WHO is he?
Iconoclastic French
filmmaker and writer with a formidable body of work consisting of over
hundred short and feature films made on film, video and DV. Before his
foray into filmmaking, Godard was a critic for the famous film magazine Cahiers du Cinéma, alongside other film directors who would go on to form the French New Wave.
WHAT are his films about?
Themes
Godard’s
working life could be divided roughly into four stages — the early,
flamboyant and culturally-hip Nouvelle Vague films dealing with
contemporary French youth life, the leftist agit-prop films he made with
the Dziga-Vertov group, his return to the examination of the problems
of life in a modern world and his essay films dealing with history,
politics and art.

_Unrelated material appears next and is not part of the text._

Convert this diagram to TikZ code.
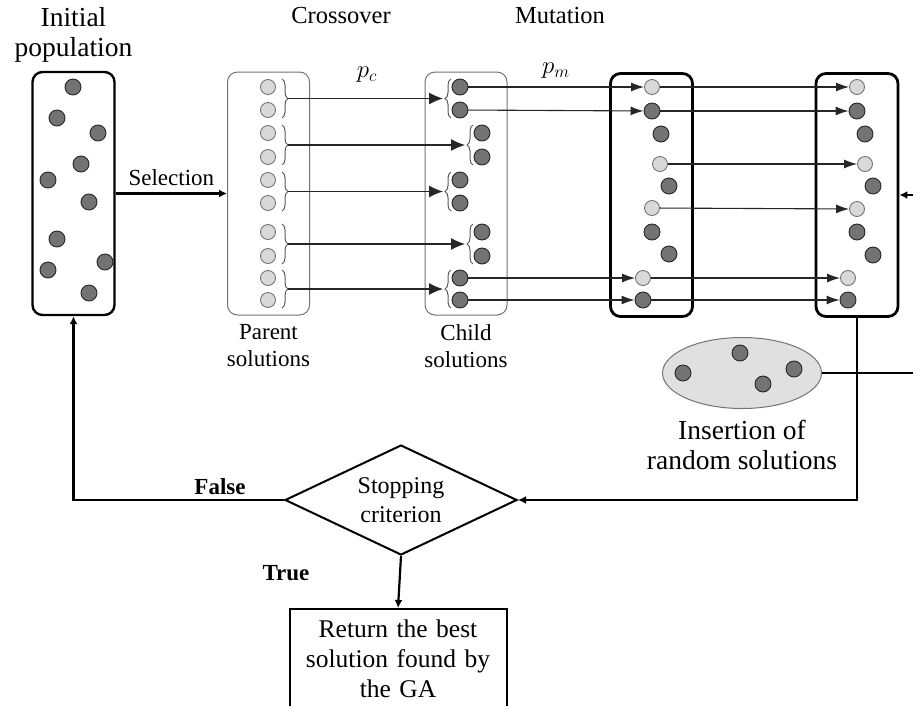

However, all his films are about cinema itself — its
achievements, its dangers and its possibilities.
Style
All
of Godard’s films are formally experimental, taking a near-complete
break from the tradition they were born in. They all deal with the
problem of representation and the politics of image-making. The most
startling technical and dramatic innovations of his early films are now
part of mainstream pop culture. Though his later avant-garde pictures
increasingly alienated the early champions of his cinema, they are now
widely recognised as crucial to the progress of film as art.
WHY is he of interest?
One
does not know where to begin or where to end when talking about Godard,
for so vast is the range of his cinematic output and so drastic the
shifts in the many phases of his filmmaking career, that it is hard for
anyone to summarise them in a simple narrative. If a book about cinema
of the second half of the 20th century is to be written, it is Godard,
more than any other filmmaker, who deserves to be on its cover page.
WHERE to discover him?
Made piecewise during the years between 1988 and 1998, Histoire(s) du Cinéma is
one of the most important and astounding achievements on film. Divided
into eight chapters and running for over four hours, this dense and
challenging essay work examines the history of 20th century through that
of cinema and vice versa, producing a hypnotic work that is at once an
anthology of the many histories of cinema, a political treatise and an
autobiography that never ceases to surprise, delight, awe and provoke.